The answer didn't come easily or quickly. Ichiro, sitting on a stool in Seattle's Peoria Sports Complex clubhouse, stretched a little, repositioned his legs a few times, then ran his hands through his dark hair, first left, then right. And repeated.

Finally he ran his answer through interpreter Allen Turner.

"It's not that I'm a different player, but I think I've been able to make less mistakes than in the past," Ichiro said.

Imagine the press contingents he'd have to face if he was threatening both Joe DiMaggio and Ted Williams?

Posted by Orrin Judd at March 26, 2005 10:12 AM

I continue to go on record publicly supporting your prediction.

Posted by: Dan at March 26, 2005 12:09 PM

They'll walk him 300 times but he won't hit .400.

Posted by: joe shropshire at March 26, 2005 12:40 PM

It's a good thing the Red Sox won a World Series. Otherwise, Red Sox Nation couldn't handle a threat to .400. What else would they have?

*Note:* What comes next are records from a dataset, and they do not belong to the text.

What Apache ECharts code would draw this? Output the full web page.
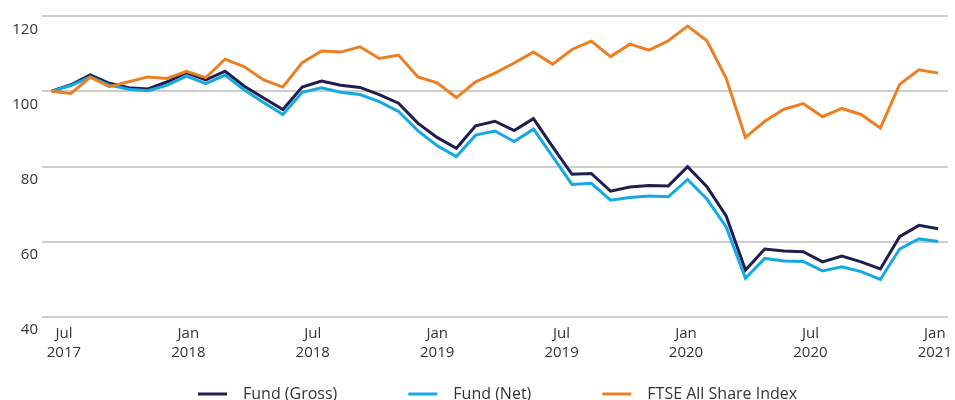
<!DOCTYPE html>
<html>
<head>
<meta charset="utf-8">
<script src="https://cdn.jsdelivr.net/npm/echarts@6/dist/echarts.min.js"></script>
<style>
  html, body { margin: 0; padding: 0; background: #fff; }
  #chart { width: 955px; height: 400px; }
</style>
</head>
<body>
<div id="chart"></div>
<script>
// index of each observation (47 points, Jul 2017 -> Jan 2021)
var points = Array.from({ length: 47 }, function (_, i) { return String(i); });

// month offsets from Jul 2017 used for the date labels
var tickMonths = [0, 6, 12, 18, 24, 30, 36, 42];
var tickLabels = ['Jul\n2017', 'Jan\n2018', 'Jul\n2018', 'Jan\n2019', 'Jul\n2019', 'Jan\n2020', 'Jul\n2020', 'Jan\n2021'];

var fundGross = [100, 101.7, 104.3, 102.1, 100.9, 100.6, 102.5, 104.9, 103, 105.3,
    101.3, 98.2, 95.1, 101.1, 102.7, 101.6, 101, 99.1, 96.8, 91.5,
    87.7, 84.8, 90.8, 92, 89.5, 92.7, 85.2, 77.9, 78.1, 73.4,
    74.5, 74.9, 74.8, 79.9, 74.6, 66.8, 52.4, 58, 57.5, 57.3,
    54.6, 56.1, 54.6, 52.7, 61.3, 64.3, 63.4];

var fundNet = [100, 101.5, 103.8, 101.6, 100.5, 100.1, 101.6, 104, 102, 104.3,
    100.3, 97, 93.8, 99.7, 100.9, 99.7, 99.1, 97.2, 94.6, 89.5,
    85.5, 82.6, 88.3, 89.4, 86.6, 89.9, 82.6, 75.2, 75.5, 71,
    71.7, 72.1, 71.9, 76.5, 71.3, 63.9, 50.2, 55.5, 54.8, 54.7,
    52.2, 53.3, 52, 49.9, 58, 60.7, 60];

var ftseAllShare = [100, 99.4, 103.7, 101.2, 102.5, 103.8, 103.4, 105.3, 103.6, 108.5,
    106.5, 103, 101.1, 107.6, 110.7, 110.4, 111.8, 108.7, 109.6, 103.8,
    102.2, 98.3, 102.5, 104.8, 107.5, 110.4, 107.2, 111.1, 113.3, 109.2,
    112.5, 110.9, 113.4, 117.3, 113.4, 103.4, 87.7, 92, 95.2, 96.7,
    93.2, 95.4, 93.8, 90.2, 101.8, 105.7, 104.8];

var seriesNames = ['Fund (Gross)', 'Fund (Net)', 'FTSE All Share Index'];
var colors = ['#1f1e4e', '#14a9e1', '#ec7f22'];

var myChart = echarts.init(document.getElementById('chart'));
var textColor = '#333333';
var font = '"Open Sans", "Noto Sans", sans-serif';

function lineSeries(name, data, color) {
    return {
        name: name,
        type: 'line',
        xAxisIndex: 0,
        data: data,
        symbol: 'none',
        lineStyle: { color: color, width: 3, join: 'miter' },
        itemStyle: { color: color },
        z: 3
    };
}

var option = {
    animation: false,
    backgroundColor: '#ffffff',
    textStyle: { fontFamily: font },
    color: colors,
    grid: { left: 42, right: 5, top: 16, bottom: 83.3, containLabel: false },
    legend: {
        left: 193,
        top: 381,
        icon: 'rect',
        itemWidth: 29,
        itemHeight: 3,
        itemGap: 71,
        textStyle: { color: textColor, fontSize: 16, fontFamily: font, padding: [0, 0, 0, 11] },
        data: seriesNames
    },
    xAxis: [{
        type: 'category',
        data: points,
        boundaryGap: true,
        axisLine: { show: false },
        axisTick: { show: false },
        axisLabel: { show: false },
        splitLine: { show: false }
    }, {
        // date labels (months since Jul 2017)
        type: 'value',
        position: 'bottom',
        min: -1.058,
        max: 42.625,
        axisLine: { show: false },
        axisTick: { show: false },
        splitLine: { show: false },
        axisLabel: {
            customValues: tickMonths,
            color: textColor,
            fontSize: 15,
            lineHeight: 19,
            margin: 8,
            fontFamily: font,
            formatter: function (v) {
                var k = tickMonths.indexOf(Math.round(v));
                return k >= 0 ? tickLabels[k] : '';
            }
        }
    }],
    yAxis: {
        type: 'value',
        min: 40,
        max: 120,
        interval: 20,
        axisLine: { show: false },
        axisTick: { show: false },
        axisLabel: {
            color: textColor,
            fontSize: 15,
            fontFamily: font,
            margin: 4,
            verticalAlign: 'top',
            padding: [6, 0, 0, 0]
        },
        splitLine: { lineStyle: { color: '#bcbcbc', width: 1.5 } }
    },
    series: [
        lineSeries(seriesNames[0], fundGross, colors[0]),
        lineSeries(seriesNames[1], fundNet, colors[1]),
        lineSeries(seriesNames[2], ftseAllShare, colors[2])
    ]
};
myChart.setOption(option);
</script>
</body>
</html>
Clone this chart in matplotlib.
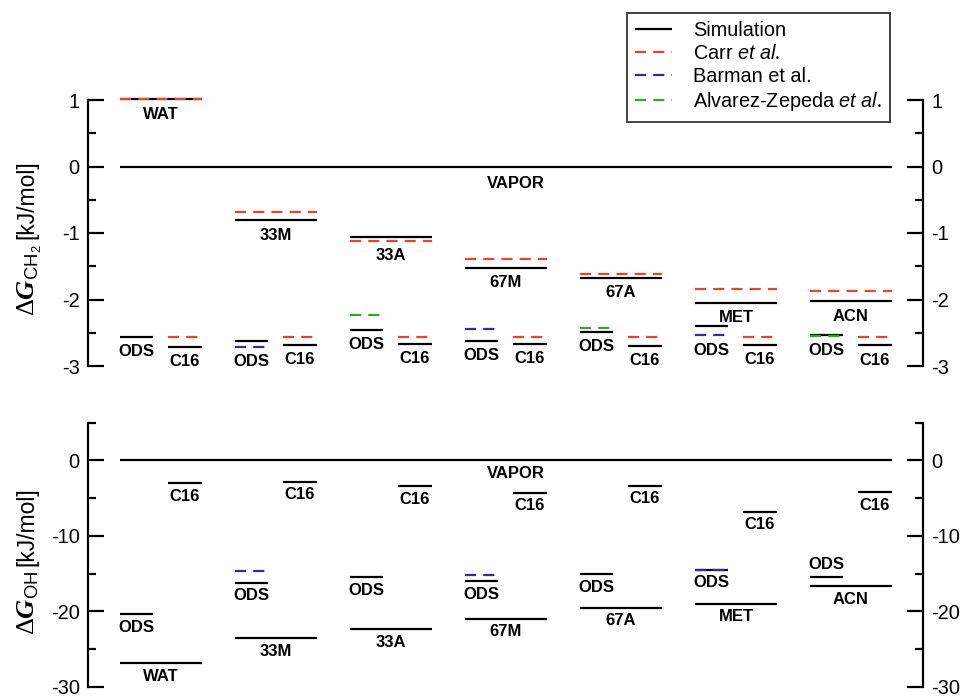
import matplotlib
matplotlib.use('Agg')
import matplotlib.pyplot as plt
from matplotlib.lines import Line2D
from matplotlib.ticker import MultipleLocator

plt.rcParams['font.family'] = ['Liberation Sans', 'DejaVu Sans']
plt.rcParams['axes.unicode_minus'] = False
plt.rcParams['mathtext.fontset'] = 'custom'
plt.rcParams['mathtext.rm'] = 'Liberation Serif'
plt.rcParams['mathtext.sf'] = 'Liberation Sans'
plt.rcParams['mathtext.it'] = 'Liberation Sans:italic'
plt.rcParams['mathtext.bf'] = 'Liberation Sans:bold'
HAS_BFIT = 'mathtext.bfit' in plt.rcParams
if HAS_BFIT:
    plt.rcParams['mathtext.bfit'] = 'Liberation Serif:italic:bold'

# ---------------- data ----------------
groups = ['WAT', '33M', '33A', '67M', '67A', 'MET', 'ACN']

# CH2 panel (kJ/mol)
ch2_sim = [1.01, -0.81, -1.06, -1.52, -1.68, -2.05, -2.03]
ch2_carr = [1.02, -0.68, -1.12, -1.39, -1.61, -1.84, -1.87]
ch2_ods_sim = [-2.56, -2.63, -2.46, -2.62, -2.49, -2.40, -2.54]
ch2_ods_barman = [None, -2.71, None, -2.45, None, -2.54, None]
ch2_ods_alvarez = [None, None, -2.23, None, -2.43, None, -2.55]
ch2_c16_sim = [-2.71, -2.68, -2.67, -2.67, -2.70, -2.68, -2.69]
ch2_c16_carr = [-2.57, -2.57, -2.57, -2.57, -2.57, -2.57, -2.57]

# OH panel (kJ/mol)
oh_sim = [-26.9, -23.6, -22.35, -21.0, -19.5, -19.0, -16.7]
oh_ods_sim = [-20.4, -16.2, -15.5, -16.0, -15.1, -14.5, -15.4]
oh_ods_barman = [None, -14.7, None, -15.2, None, -14.5, None]
oh_c16_sim = [-3.0, -2.8, -3.45, -4.3, -3.35, -6.8, -4.2]
oh_ods_label_above = [False, False, False, False, False, False, True]

vapor_value = 0.0
legend_labels = ['Simulation', 'Carr $\\mathit{et\\ al.}$', 'Barman et al.',
                 'Alvarez-Zepeda $\\mathit{et\\ al.}$']
ylabel_sym = ['CH_2', 'OH']
ylabel_unit = '[kJ/mol]'

# ---------------- style ----------------
RED = '#e8442b'
BLUE = '#2c2c9e'
GREEN = '#35a52a'
LW = 1.6
DASH = (0, (5.0, 3.2))
W_MAIN = 0.713
W_ODS = 0.287
C16_START = 0.417

sim_style = dict(color='black', lw=LW, solid_capstyle='butt')


def dash_style(c):
    return dict(color=c, lw=LW, linestyle=DASH, dash_capstyle='butt')


FW, FH = 968, 699
fig = plt.figure(figsize=(FW / 100, FH / 100), dpi=100)
L = 88 / FW
R = 923 / FW
ax1 = fig.add_axes([L, 1 - 366 / FH, R - L, (366 - 100) / FH])
ax2 = fig.add_axes([L, 1 - 686.7 / FH, R - L, (686.7 - 422.7) / FH])

LABEL_FS = 12
TICK_FS = 14.5


def seg(ax, x0, x1, y, style):
    if y is None:
        return
    ax.plot([x0, x1], [y, y], clip_on=False, **style)


def lab(ax, x, y, text, off, above=False):
    ax.annotate(text, xy=(x, y), xytext=(0, 3.0 if above else -off),
                textcoords='offset points', ha='center',
                va='bottom' if above else 'top', fontsize=LABEL_FS,
                fontweight='bold', annotation_clip=False)


def setup(ax, ylim, major, minor):
    ax.set_xlim(-0.278, 6.983)
    ax.set_ylim(*ylim)
    for s in ['top', 'bottom']:
        ax.spines[s].set_visible(False)
    for s in ['left', 'right']:
        ax.spines[s].set_linewidth(1.6)
    ax.set_xticks([])
    ax.yaxis.set_major_locator(MultipleLocator(major))
    ax.yaxis.set_minor_locator(MultipleLocator(minor))
    ax.tick_params(axis='y', which='both', direction='in', left=True,
                   right=True, labelleft=True, labelright=True, width=1.6,
                   labelsize=TICK_FS, pad=6)
    ax.tick_params(axis='y', which='major', length=11.5)
    ax.tick_params(axis='y', which='minor', length=6)
    ax.patch.set_visible(False)


setup(ax1, (-3, 1), 1, 0.5)
setup(ax2, (-30, 5), 10, 5)

# y labels: larger serif "ΔG" symbol, then unit text
G = r'\mathbfit{G}' if HAS_BFIT else r'\mathbf{G}'
for sym, yjunc in zip(ylabel_sym, (241, 568)):
    fig.text(34.5 / FW, 1 - (yjunc + 3) / FH,
             r'$\Delta ' + G + r'_{\mathsf{' + sym + r'}}$',
             rotation=90, rotation_mode='anchor', ha='right', va='baseline',
             fontsize=19)
    fig.text(33.5 / FW, 1 - (yjunc - 2) / FH, ylabel_unit,
             rotation=90, rotation_mode='anchor', ha='left', va='baseline',
             fontsize=16.5)

n = len(groups)
# vapor lines
for ax, off in ((ax1, 7), (ax2, 4)):
    seg(ax, 0, n - 1 + W_MAIN, vapor_value, sim_style)
    lab(ax, 3.44, vapor_value, 'VAPOR', off)

TOP_OFF = 5.2
BOT_OFF = 4
# top panel
for i, g in enumerate(groups):
    x = float(i)
    seg(ax1, x, x + W_MAIN, ch2_sim[i], sim_style)
    seg(ax1, x, x + W_MAIN, ch2_carr[i], dash_style(RED))
    lab(ax1, x + W_MAIN / 2, min(ch2_sim[i], ch2_carr[i]), g, TOP_OFF)

    seg(ax1, x, x + W_ODS, ch2_ods_sim[i], sim_style)
    seg(ax1, x, x + W_ODS, ch2_ods_barman[i], dash_style(BLUE))
    seg(ax1, x, x + W_ODS, ch2_ods_alvarez[i], dash_style(GREEN))
    vals = [v for v in (ch2_ods_sim[i], ch2_ods_barman[i], ch2_ods_alvarez[i]) if v is not None]
    lab(ax1, x + W_ODS / 2, min(vals), 'ODS', TOP_OFF)

    seg(ax1, x + C16_START, x + W_MAIN, ch2_c16_sim[i], sim_style)
    seg(ax1, x + C16_START, x + W_MAIN, ch2_c16_carr[i], dash_style(RED))
    lab(ax1, x + (C16_START + W_MAIN) / 2, min(ch2_c16_sim[i], ch2_c16_carr[i]), 'C16', TOP_OFF)

# bottom panel
for i, g in enumerate(groups):
    x = float(i)
    seg(ax2, x, x + W_MAIN, oh_sim[i], sim_style)
    lab(ax2, x + W_MAIN / 2, oh_sim[i], g, BOT_OFF)

    seg(ax2, x, x + W_ODS, oh_ods_sim[i], sim_style)
    seg(ax2, x, x + W_ODS, oh_ods_barman[i], dash_style(BLUE))
    vals = [v for v in (oh_ods_sim[i], oh_ods_barman[i]) if v is not None]
    if oh_ods_label_above[i]:
        lab(ax2, x + W_ODS / 2, max(vals), 'ODS', BOT_OFF, above=True)
    else:
        lab(ax2, x + W_ODS / 2, min(vals), 'ODS', BOT_OFF)

    seg(ax2, x + C16_START, x + W_MAIN, oh_c16_sim[i], sim_style)
    lab(ax2, x + (C16_START + W_MAIN) / 2, oh_c16_sim[i], 'C16', BOT_OFF)

handles = [Line2D([], [], **sim_style),
           Line2D([], [], **dash_style(RED)),
           Line2D([], [], **dash_style(BLUE)),
           Line2D([], [], **dash_style(GREEN))]
leg = fig.legend(handles, legend_labels, loc='upper right',
                 bbox_to_anchor=(890 / FW, 1 - 13 / FH), frameon=True,
                 fancybox=False, edgecolor='black', fontsize=14.3,
                 handlelength=1.85, labelspacing=0.2, borderpad=0.42,
                 handletextpad=1.05, borderaxespad=0)
leg.get_frame().set_linewidth(1.3)

fig.savefig('out.png', dpi=100)
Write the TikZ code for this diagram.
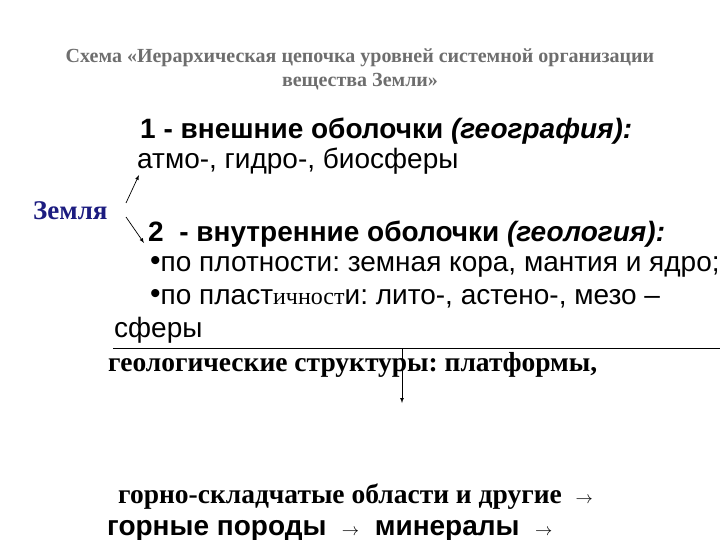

Posted by: Bob Hawkins at March 26, 2005 2:30 PM

Won't happen.

Posted by: Robert Schwartz at March 26, 2005 3:34 PM

There is no reason to be so sceptical; he hit .425 for the entire second half of last year. As to the walks, he's a bad ball hitter, and having Beltre in the lineup doesn't hurt either.

Anyway, the media blitz could hardly be more intense than what he has dealt with his whole career. If anything, he thrives on the pressure. Consider that his first year in the ML produced a .350 average and an MVP award.

Posted by: Mike Beversluis at March 26, 2005 4:15 PM

The Mariner's hitting should be so much better this year, top to bottom, that, by being patient this year, he would get better pitches (and a better chance at .400) than he did last year. But, as was mentioned, he is a bad ball hitter and pitchers know they need not throw him strikes. I would love to see him do it, but his agressiveness will lead to a bad stretch that will keep him from hitting .400.

Posted by: Pat H at March 26, 2005 4:53 PM

I don't know about that. He's agressive, but he's also very smart. Bad games? Sure. A bad series or three, sure. But bad stretches of anything more than a week? I don't know about that.

Posted by: Timothy at March 26, 2005 9:15 PM

.290 is a bad strech for him - that's the advantage of being able to beat out an infield single.

Posted by: mike beversluis at March 26, 2005 10:31 PM

Is Ichiro better than Rod Carew or George Brett?